The total required annual average investment to scale technology up to the required level is approximately $1 trillion between now and 2050. This is equivalent to 40% of global infrastructure investment or 1.4% of GDP . But much of this investment displaces business as usual spending on high-carbon alternatives and so the incremental cost of additional
investment is much smaller. Estimates suggest that a global incremental cost of additional investment of approximately $317bn annually in 2015, rising to $811bn in 2030, is required with an oil price of $60 per barrel.

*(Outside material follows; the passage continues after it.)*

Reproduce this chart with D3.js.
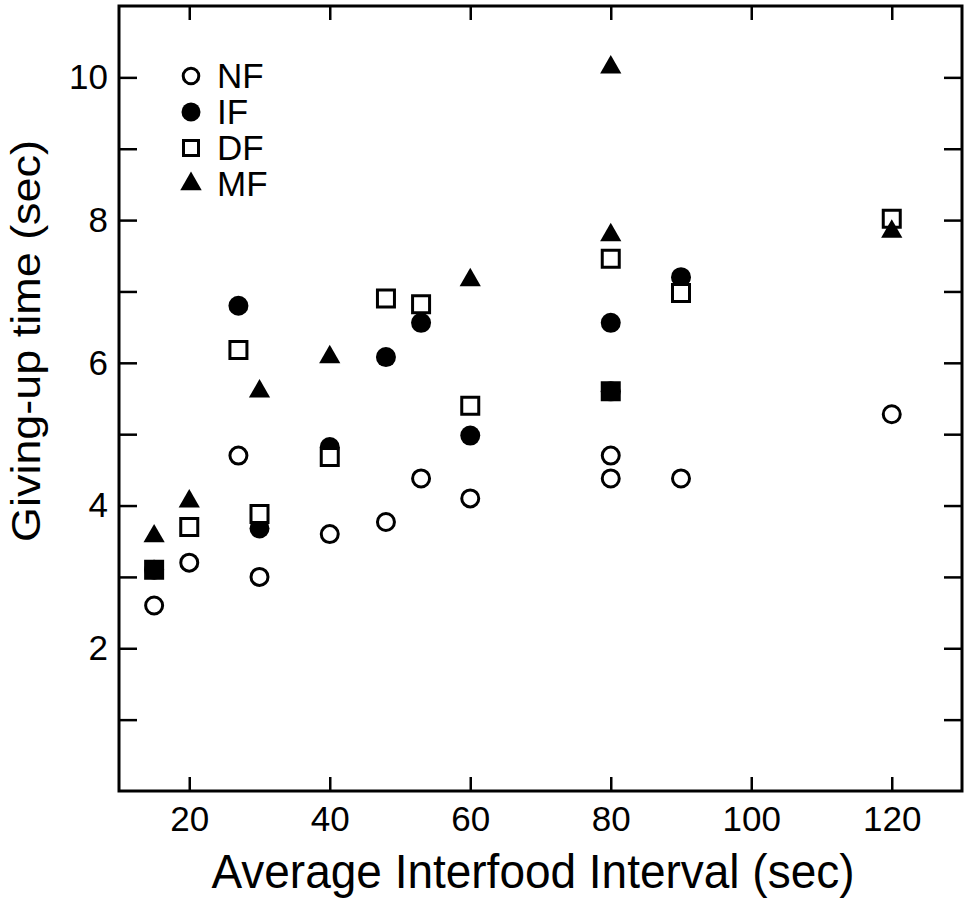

But if the oil price rises to $120 per barrel, this will reduce the cost by $700bn annually - making the incremental additional cost over the period very small or even zero.

The key point is that direct government funding can’t possibly be the primary source of this enormous investment, as I’ve argued repeatedly (see “The only way to win the clean energy race is to pass the clean energy bill”).  And that’s why Blair’s second conclusion is one I’ve made many times:

2. The technologies required to meet our 2020 goals are already proven, available now and the policies needed to implement them known.

Over 70% of the reductions needed by 2020 can be achieved by investing in three areas: increasing energy efficiency, reducing deforestation and using lower-carbon energy sources, including nuclear and renewables. We also know that by implementing just seven proven policies these reductions can be delivered:

  • Renewable energy standards: Regulation to require or feed-in tariffs to stimulate an increased production of energy from renewable sources, in particular wind and solar, could deliver 2.1 Gt of savings.
  • Industry efficiency: Improved motors and other efficiency gains could deliver 2.4Gt of savings.
  • Building codes: Improving standards for new build and modernising existing building stock could save 1.3 Gt.
  • Vehicle efficiency standards: Driving up standards for vehicle efficiency could save 0.4 Gt.
  • Fuel carbon content standards: Reducing the carbon content of fuels could lead to 0.3 Gt of savings.
  • Appliance standards: Increasing the energy efficiency of white goods and other appliances could reduce emissions by 0.3 Gt.
  • Policies to reduce emissions from deforestation and forest degradation (REDD ): could deliver close to 9 Gt of reductions. All seven policies have already been successfully implemented in countries around the world but need scaling up. While cap and trade systems or other means of creating a carbon price can help provide incentives for businesses to invest in low-carbon solutions, in the short term at least, it is these seven policy measures and direct action and investment by governments that will achieve the targets.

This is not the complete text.